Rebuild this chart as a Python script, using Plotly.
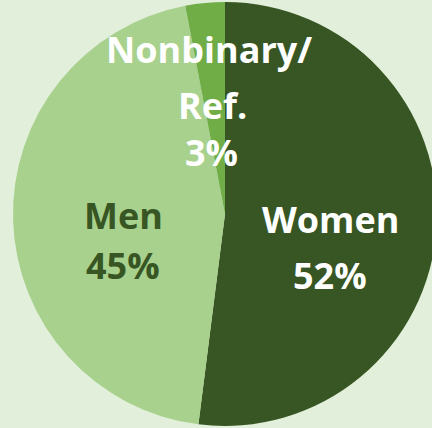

==

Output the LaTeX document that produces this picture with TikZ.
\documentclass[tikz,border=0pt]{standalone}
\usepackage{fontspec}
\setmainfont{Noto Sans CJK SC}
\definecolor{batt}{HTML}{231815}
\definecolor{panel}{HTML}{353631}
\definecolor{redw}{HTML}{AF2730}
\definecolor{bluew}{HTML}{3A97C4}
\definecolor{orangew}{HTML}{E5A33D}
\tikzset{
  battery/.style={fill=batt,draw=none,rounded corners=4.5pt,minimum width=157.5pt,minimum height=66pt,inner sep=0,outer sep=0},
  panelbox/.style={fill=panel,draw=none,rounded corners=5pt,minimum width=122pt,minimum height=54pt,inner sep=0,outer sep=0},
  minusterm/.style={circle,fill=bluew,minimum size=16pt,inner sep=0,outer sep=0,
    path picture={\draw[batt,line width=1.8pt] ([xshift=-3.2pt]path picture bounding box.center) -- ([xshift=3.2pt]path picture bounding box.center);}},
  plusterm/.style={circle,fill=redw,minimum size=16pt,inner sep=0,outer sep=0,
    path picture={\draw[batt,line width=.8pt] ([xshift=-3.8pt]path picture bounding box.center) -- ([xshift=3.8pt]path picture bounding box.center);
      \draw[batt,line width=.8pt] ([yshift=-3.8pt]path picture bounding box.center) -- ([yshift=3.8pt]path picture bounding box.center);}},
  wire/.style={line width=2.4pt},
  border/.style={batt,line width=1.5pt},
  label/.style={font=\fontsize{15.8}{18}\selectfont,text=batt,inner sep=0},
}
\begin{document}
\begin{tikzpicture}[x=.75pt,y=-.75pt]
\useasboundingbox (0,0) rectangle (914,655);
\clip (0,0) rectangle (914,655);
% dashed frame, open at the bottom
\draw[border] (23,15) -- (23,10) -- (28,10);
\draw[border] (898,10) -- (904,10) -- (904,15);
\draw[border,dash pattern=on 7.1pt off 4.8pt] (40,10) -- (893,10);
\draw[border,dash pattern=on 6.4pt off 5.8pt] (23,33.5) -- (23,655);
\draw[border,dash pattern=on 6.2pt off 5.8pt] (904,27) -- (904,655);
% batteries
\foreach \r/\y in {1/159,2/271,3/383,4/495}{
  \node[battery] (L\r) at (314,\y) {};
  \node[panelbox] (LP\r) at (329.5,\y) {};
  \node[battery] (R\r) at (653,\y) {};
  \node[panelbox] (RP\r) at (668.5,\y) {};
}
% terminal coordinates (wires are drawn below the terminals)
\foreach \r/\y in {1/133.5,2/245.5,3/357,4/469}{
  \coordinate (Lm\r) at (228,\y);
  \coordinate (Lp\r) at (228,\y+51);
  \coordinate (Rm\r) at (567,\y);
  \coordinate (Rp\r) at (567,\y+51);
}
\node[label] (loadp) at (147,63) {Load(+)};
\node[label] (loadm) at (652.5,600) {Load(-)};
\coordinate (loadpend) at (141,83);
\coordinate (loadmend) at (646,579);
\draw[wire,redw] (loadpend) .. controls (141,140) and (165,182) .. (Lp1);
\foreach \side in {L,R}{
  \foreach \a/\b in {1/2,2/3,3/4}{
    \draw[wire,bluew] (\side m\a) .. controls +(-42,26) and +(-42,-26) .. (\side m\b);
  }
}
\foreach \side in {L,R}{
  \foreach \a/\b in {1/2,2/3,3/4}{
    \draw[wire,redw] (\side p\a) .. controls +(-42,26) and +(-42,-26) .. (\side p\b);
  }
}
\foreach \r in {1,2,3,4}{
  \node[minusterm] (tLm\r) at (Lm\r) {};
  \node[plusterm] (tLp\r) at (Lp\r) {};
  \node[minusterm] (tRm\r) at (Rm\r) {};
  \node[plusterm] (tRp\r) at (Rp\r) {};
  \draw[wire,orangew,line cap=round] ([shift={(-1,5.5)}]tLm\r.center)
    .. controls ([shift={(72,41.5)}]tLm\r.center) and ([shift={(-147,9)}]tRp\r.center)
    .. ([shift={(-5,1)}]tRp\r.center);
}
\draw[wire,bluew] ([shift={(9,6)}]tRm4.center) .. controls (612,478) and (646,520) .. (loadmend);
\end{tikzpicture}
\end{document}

==

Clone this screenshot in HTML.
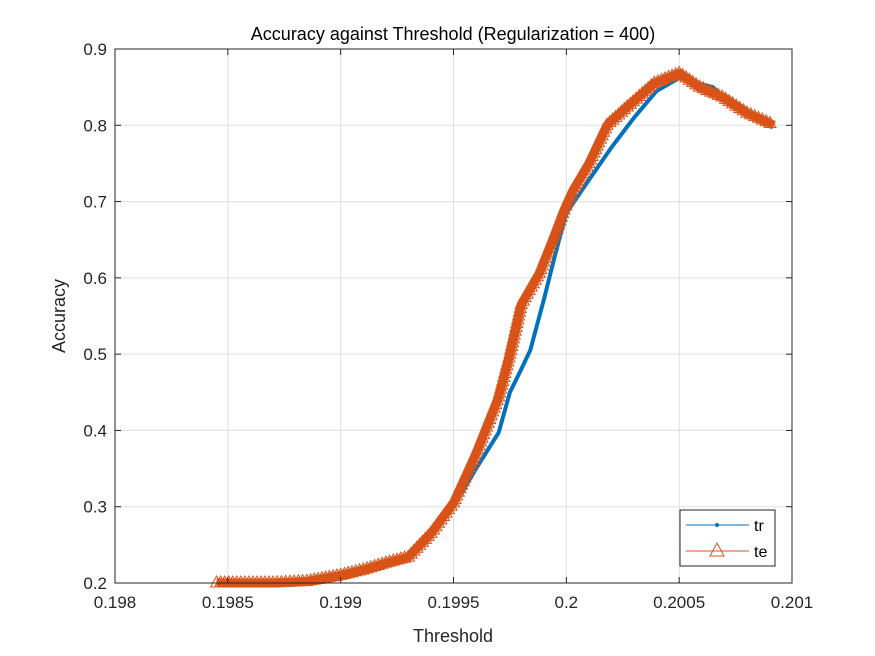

Problem details
Copy out all lines that carry the word "this".

Correct output
Rebuild this chart as a Python script, using Plotly.
Output the LaTeX document that produces this picture with TikZ.
Clone this screenshot in HTML.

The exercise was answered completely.